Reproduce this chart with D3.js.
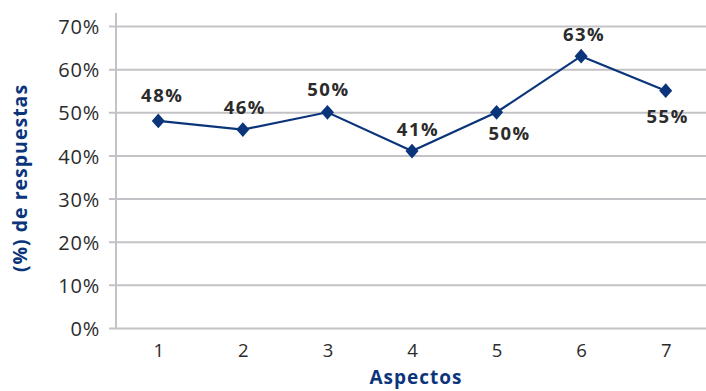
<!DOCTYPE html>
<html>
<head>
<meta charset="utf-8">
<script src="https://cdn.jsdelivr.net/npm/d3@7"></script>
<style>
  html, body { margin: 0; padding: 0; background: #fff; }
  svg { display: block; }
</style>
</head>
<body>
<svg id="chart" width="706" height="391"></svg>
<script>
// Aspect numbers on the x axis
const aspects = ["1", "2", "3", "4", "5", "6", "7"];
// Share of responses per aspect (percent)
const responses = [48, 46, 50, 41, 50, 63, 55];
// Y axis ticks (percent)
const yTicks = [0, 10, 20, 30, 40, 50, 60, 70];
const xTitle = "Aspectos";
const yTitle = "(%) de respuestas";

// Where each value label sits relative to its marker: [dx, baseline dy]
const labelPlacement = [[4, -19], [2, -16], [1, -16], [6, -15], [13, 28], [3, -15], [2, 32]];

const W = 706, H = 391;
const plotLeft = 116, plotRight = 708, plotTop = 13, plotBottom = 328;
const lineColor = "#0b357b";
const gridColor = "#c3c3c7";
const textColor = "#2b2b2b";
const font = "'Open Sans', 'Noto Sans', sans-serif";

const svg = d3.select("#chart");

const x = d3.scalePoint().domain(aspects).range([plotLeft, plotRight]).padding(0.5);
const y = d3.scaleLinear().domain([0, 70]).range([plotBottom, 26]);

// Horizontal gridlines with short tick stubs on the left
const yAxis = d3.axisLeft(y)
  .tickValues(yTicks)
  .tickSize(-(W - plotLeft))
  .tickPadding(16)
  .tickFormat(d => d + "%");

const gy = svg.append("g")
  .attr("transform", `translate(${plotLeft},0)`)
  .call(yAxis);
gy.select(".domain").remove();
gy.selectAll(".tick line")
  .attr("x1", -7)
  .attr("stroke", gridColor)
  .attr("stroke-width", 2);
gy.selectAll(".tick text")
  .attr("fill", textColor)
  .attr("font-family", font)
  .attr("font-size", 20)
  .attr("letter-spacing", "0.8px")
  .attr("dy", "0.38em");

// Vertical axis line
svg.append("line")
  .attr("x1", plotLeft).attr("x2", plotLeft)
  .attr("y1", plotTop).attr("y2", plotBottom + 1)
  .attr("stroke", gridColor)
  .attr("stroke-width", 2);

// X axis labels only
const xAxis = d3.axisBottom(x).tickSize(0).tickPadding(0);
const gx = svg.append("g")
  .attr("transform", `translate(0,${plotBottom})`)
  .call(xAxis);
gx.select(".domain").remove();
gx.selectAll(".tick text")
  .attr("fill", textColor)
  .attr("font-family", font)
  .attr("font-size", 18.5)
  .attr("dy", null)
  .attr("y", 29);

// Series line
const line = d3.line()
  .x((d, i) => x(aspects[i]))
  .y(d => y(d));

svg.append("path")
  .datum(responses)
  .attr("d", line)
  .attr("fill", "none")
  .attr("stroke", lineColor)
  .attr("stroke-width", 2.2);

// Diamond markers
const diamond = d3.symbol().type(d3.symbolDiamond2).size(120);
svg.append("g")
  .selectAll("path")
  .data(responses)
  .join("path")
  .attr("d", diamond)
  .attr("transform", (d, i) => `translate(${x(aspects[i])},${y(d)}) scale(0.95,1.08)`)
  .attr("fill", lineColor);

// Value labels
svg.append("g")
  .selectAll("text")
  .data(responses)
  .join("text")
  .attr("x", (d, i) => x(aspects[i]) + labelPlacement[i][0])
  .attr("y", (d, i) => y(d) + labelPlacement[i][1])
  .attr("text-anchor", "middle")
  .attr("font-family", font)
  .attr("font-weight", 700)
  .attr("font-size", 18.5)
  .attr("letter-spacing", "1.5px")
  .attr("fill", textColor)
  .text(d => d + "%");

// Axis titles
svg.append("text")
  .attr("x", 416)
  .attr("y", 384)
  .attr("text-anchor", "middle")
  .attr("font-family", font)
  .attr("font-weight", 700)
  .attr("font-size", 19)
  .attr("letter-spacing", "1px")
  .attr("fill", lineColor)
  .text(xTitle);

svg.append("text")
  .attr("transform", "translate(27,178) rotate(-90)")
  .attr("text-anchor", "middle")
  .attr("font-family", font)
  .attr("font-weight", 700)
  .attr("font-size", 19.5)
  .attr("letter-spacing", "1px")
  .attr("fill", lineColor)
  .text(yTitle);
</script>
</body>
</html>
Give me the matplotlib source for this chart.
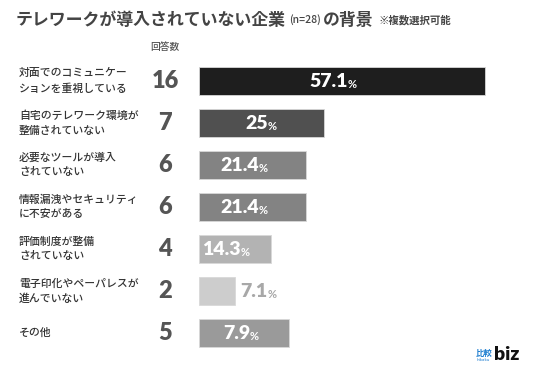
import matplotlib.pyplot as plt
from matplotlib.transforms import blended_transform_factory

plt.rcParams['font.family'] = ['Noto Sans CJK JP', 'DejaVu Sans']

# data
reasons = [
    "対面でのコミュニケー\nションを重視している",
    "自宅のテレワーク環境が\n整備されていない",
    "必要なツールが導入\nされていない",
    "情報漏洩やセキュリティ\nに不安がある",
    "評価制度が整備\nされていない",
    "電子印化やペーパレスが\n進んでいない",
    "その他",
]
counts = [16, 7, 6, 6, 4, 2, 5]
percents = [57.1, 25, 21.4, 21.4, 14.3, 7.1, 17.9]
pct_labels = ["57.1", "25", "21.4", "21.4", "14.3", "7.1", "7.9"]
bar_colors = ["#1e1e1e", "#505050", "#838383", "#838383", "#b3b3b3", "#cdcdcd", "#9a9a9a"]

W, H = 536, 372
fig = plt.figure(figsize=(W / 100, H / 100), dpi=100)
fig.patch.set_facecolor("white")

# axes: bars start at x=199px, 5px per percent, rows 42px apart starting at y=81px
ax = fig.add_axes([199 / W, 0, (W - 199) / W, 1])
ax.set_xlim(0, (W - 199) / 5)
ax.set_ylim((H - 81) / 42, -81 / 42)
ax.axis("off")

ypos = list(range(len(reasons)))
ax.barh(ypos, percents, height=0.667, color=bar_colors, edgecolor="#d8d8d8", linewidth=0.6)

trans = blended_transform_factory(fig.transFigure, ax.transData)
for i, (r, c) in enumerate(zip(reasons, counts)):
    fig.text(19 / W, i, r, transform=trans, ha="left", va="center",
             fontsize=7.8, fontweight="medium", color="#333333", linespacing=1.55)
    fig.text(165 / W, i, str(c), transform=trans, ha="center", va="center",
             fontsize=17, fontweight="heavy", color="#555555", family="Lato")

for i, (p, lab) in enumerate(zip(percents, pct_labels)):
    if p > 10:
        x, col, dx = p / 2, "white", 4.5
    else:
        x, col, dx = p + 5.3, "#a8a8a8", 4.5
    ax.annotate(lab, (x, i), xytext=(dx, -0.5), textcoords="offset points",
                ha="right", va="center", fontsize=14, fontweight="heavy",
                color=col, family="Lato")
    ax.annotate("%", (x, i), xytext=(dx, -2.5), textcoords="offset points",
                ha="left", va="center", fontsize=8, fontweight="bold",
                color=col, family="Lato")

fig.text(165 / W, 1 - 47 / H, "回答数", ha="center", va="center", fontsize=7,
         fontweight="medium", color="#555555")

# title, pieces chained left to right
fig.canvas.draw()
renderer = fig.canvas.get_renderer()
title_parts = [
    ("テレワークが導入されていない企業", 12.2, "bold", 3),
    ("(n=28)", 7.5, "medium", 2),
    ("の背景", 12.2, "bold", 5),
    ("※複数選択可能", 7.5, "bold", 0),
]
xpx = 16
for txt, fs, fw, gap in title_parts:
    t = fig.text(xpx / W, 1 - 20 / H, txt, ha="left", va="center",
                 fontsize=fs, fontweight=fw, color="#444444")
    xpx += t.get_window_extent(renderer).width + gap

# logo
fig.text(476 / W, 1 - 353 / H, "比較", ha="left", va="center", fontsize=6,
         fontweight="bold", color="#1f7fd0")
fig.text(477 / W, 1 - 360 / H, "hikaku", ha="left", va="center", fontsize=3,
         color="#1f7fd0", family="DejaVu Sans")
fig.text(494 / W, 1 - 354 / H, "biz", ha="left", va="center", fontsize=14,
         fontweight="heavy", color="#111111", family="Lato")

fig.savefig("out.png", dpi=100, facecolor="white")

:: WHAT YOU NEED TO DO ::
Retype only the lines above from the one with "Give me the matplotlib source for this chart." through the one with "plt.rcParams['font.family'] = ['Noto", exactly and with both ends. Images stay out.

:: RESPONSE FOR THIS EXERCISE ::
Give me the matplotlib source for this chart.
import matplotlib.pyplot as plt
from matplotlib.transforms import blended_transform_factory

plt.rcParams['font.family'] = ['Noto Sans CJK JP', 'DejaVu Sans']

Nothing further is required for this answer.